幼少期から厳しい教えを叩き込まれ、自らを縛りつけていた朱雀院家から精神的にだけでも解放されて本当によかった。

イラストの絵柄から察するに、桜夜・しおんと担当の人が違うのだろうか?お顔が本当にかわいい。CGが良すぎる。声もかわいい。立ち絵の手がマジで天才。これ↓

なぜか桜夜ルートで明らかになるが、自分が末っ子であることを気にしていて、姉に憧れがあったため、年下である主人公に対して"お姉さん"っぽく振る舞っていることが発覚した。かわいすぎかよ。

キャラ設定としてまず椿が妹キャラとして作られていて、そこから年下である主人公に対して姉として振る舞いたがる上に、実際姉っぽい行動があるため、年上の妹キャラという矛盾のある存在を絶妙に表現している。この精神年齢の幼さすなわち子供っぽさとのギャップが本当に素晴らしい。

何事にも動じない感じがあるのに、過剰に反応するくらいむっつりで恥ずかしがるのがかわいい。

作中では貧乳扱いされているが、これぐらいが一番すきなので最高だった。普段着ている服に羽織があったり大きかったりとそれも素晴らしいが、シーンで服が無い時に分かる華奢さで、やっぱり女の子なんだと実感できるのがとても良い。

髪型が右側のサイドテールだが、髪を集めて結んでる感が前髪の下から覗いてとても良すぎるし、左側のお下げに髪飾りつけてるのかわいい。刃道の衣装のデザインが本当に良い。白と水色を基調とした配色が素晴らしすぎるし、ノースリーブで左腕だけアンダーつけてるの神。本当にありがとうございます。。。

作中で出てくる刀の中でヒノトリが一番好き。青みがかった黒を基調として、刀身が紅から黄色のグラデーションになってて反りもやや弱めと自分が好みの刀のデザインそのまんますぎて怖い。モンハンの天上天下無双刀みたいな感じの刀が好きなので大好物だった。しかも2対の双刀というダメ押し設定ね。

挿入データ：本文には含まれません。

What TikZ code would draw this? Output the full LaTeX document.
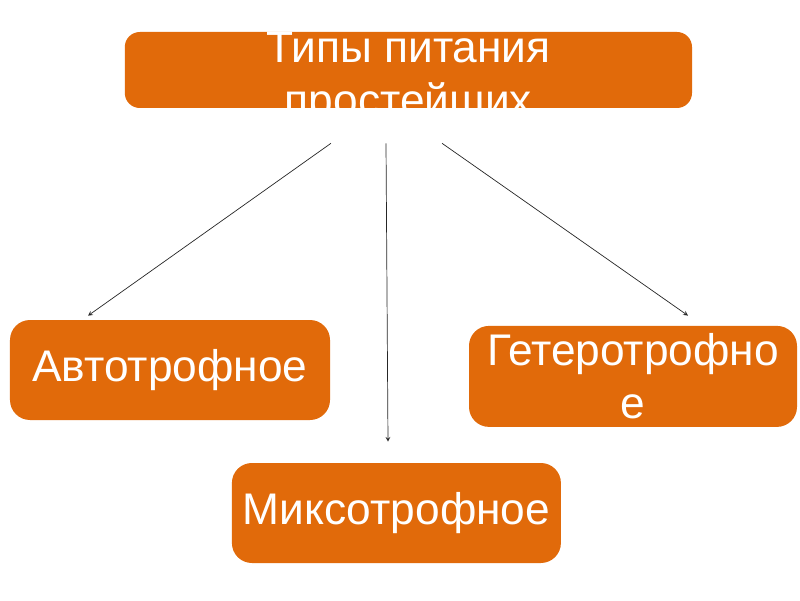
\documentclass[tikz,border=0pt]{standalone}
\usepackage{fontspec}
\setmainfont{Liberation Sans}
\usetikzlibrary{positioning,arrows}
\definecolor{boxorange}{RGB}{225,106,10}
\tikzstyle{titlebox} = [rectangle, rounded corners=0.375cm, minimum width=14.18cm, minimum height=1.9cm, fill=boxorange]
\tikzstyle{titletext} = [text=white, align=center, font=\fontsize{31.5}{37.7}\selectfont]
\tikzstyle{typebox} = [rectangle, rounded corners=0.5cm, minimum width=8.1cm, minimum height=2.5cm, inner sep=0pt, text centered, align=center, fill=boxorange, text=white, font=\fontsize{31.5}{37.7}\selectfont]
\tikzstyle{arrow} = [line width=0.5pt, draw=black!85, ->, >=stealth]
\begin{document}
\begin{tikzpicture}[node distance=2cm]
\useasboundingbox (0,0) rectangle (20,15);
 \node (top) [titlebox] at (10.21,13.25) {};
 \node (toptext) [titletext] at ([yshift=-0.22cm]top.center) {Типы питания\\простейших};
\node (auto) [typebox,below of=top,xshift=-5.96cm,yshift=-5.5cm,minimum width=8cm] {Автотрофное};
\node (hetero) [typebox,below of=top,xshift=5.615cm,yshift=-5.66cm,minimum width=8.2cm,minimum height=2.525cm] {Гетеротрофно\\е};
\node (mixo) [typebox,below of=top,xshift=-0.3cm,yshift=-9.075cm,minimum width=8.225cm] {Миксотрофное};
\draw [arrow] ([xshift=-1.935cm,yshift=-0.875cm]top.south) -- ([xshift=-2.05cm,yshift=0.1cm]auto.north);
\draw [arrow] ([xshift=-0.56cm,yshift=-0.875cm]top.south) -- ([xshift=-0.21cm,yshift=0.525cm]mixo.north);
\draw [arrow] ([xshift=0.84cm,yshift=-0.875cm]top.south) -- ([xshift=1.375cm,yshift=0.25cm]hetero.north);
  \end{tikzpicture}
\end{document}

桜夜ルートで姉を止めるために本気で殺し合ってたけど、椿がぎりぎり死なない程度の重傷に調整できるくらい、姉と椿にかなり力量差があったのが状況の描写から見てとれて、表現として本当にすごいと思った。
 血まみれのCG出た時に、悲しいとか死ぬのか!?!?とかそういう感情が、姉と椿に力量差があって姉が手加減してるんやろうなぁと考えていたので全くなくて、椿さんを看取りたい衝動と逆に椿さんに看取られたい衝動が湧いてきた。どうしてくれるんだ。

シーンEXで名前呼び捨てを入れたライターさんは本当に"わかってる"と思う。天才。


●おわり


なんか椿ルートの続きがあるらしいですね。わくわくしてきました。